Thursday, March 24, 2011

Hippie Canyon Vintage Voicings: Monkey Head

Harold brought in a monkey head; not an actual monkey's head, but an animatronic one. My first reaction was, "Oh, my God! A monkey head!" I could barely contain my enthusiasm, but I'm not sure why. I was fascinated. It was just a head. Harold set it on its own special little table, underneath a pink fringed Victorian floor lamp. It had its own spotlight. We plugged it into the wall, and it sprang to life immediately, chatting chimpanzee speak, moving its head from side to side, wiggling its eyebrows, and cooing.

The monkey head is very random. It will sit quietly for some time, and then start going through its bag of tricks sporadically. It follows me with its eyes when I walk past it. I stare back. I also talk to it like it was a real monkey. "Hello, monkey!" Usually when I address it, it ignores me, but not always. I want it to respond, I want to strike up a genuine rapport, but it's just an animatronic head, so I also know that this is not possible. But my mind has conjured up several scenarios involving true connection.

I think maybe I will be at work one night, after the store closes, and the monkey head will strike up a conversation, because in addition to knowing a few movements, gestures, and sounds it would also know how to speak English. Maybe it could advise me in personal matters? Maybe it would be a psychoanalytical monkey? Maybe it would know some Freudian theories? Maybe it would be able to see inside my soul and guide me through some kind of mystical journey? The possibilities are endless.

Maybe it would be a monkey head from outer space? Or a God Head? Maybe it would have all the answers to all the questions in the Universe?

In the meantime, I enjoy it for various reasons, most of which are somewhat vague.

Customers are immediately drawn to it, also. As soon as they walk through the door, they see it sitting on its special little table, underneath the Victorian lamp, and they call out to their companions, "Monkey head! Look! Look at the talking monkey head!" They walk quickly towards it, to examine it closer, to have an intimate moment with this strange contraption; they react as if it was a real monkey.

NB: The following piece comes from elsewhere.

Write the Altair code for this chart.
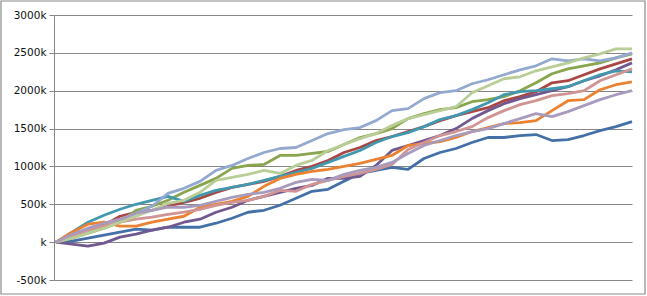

It appears to be motion-sensitive (but not always), and when someone approaches, it moves its head, or lets out a little cry, or wiggles its eyebrows at them. Now I'm watching the monkey head, and other people's reaction to it, and its reaction to them. It's almost like a real monkey. Without a body.

A little boy came in the store with his family, and picked up the monkey's remote control unit and had that monkey head jumping through hoops. He ran down the entire list of available monkey tricks and commands, and I have to say that I was more impressed than ever. The monkey head was far more versatile than I had originally suspected.

An older man came in (maybe in his sixties or seventies) with coke-bottle glasses, and high-waisted brown polyester pants, and kept muttering to himself while he tried on roller skates. We had just put about eight pairs in the front window, and he tried on every pair to see if they would fit; none of them did. Each time he would put on a new pair, he would talk to himself about whether the skates fit him or not, and he came to the same conclusion every time: no, they did not fit. He would stand up and attempt to skate across the floor, anyway, just to make sure.

The little boy's family continued to browse for a while in the other rooms, and he spent all his time with the monkey head; while it made guttural noises, and shrieked out, shaking its head from side to side. I think it would have beat on its chest, if it had had one.

The older man continued to skate wobbly back and forth on the freshly tiled and slippery floor, muttering to himself about shoe size.

I hoped for the best, and went into the kitchen to make a sandwich.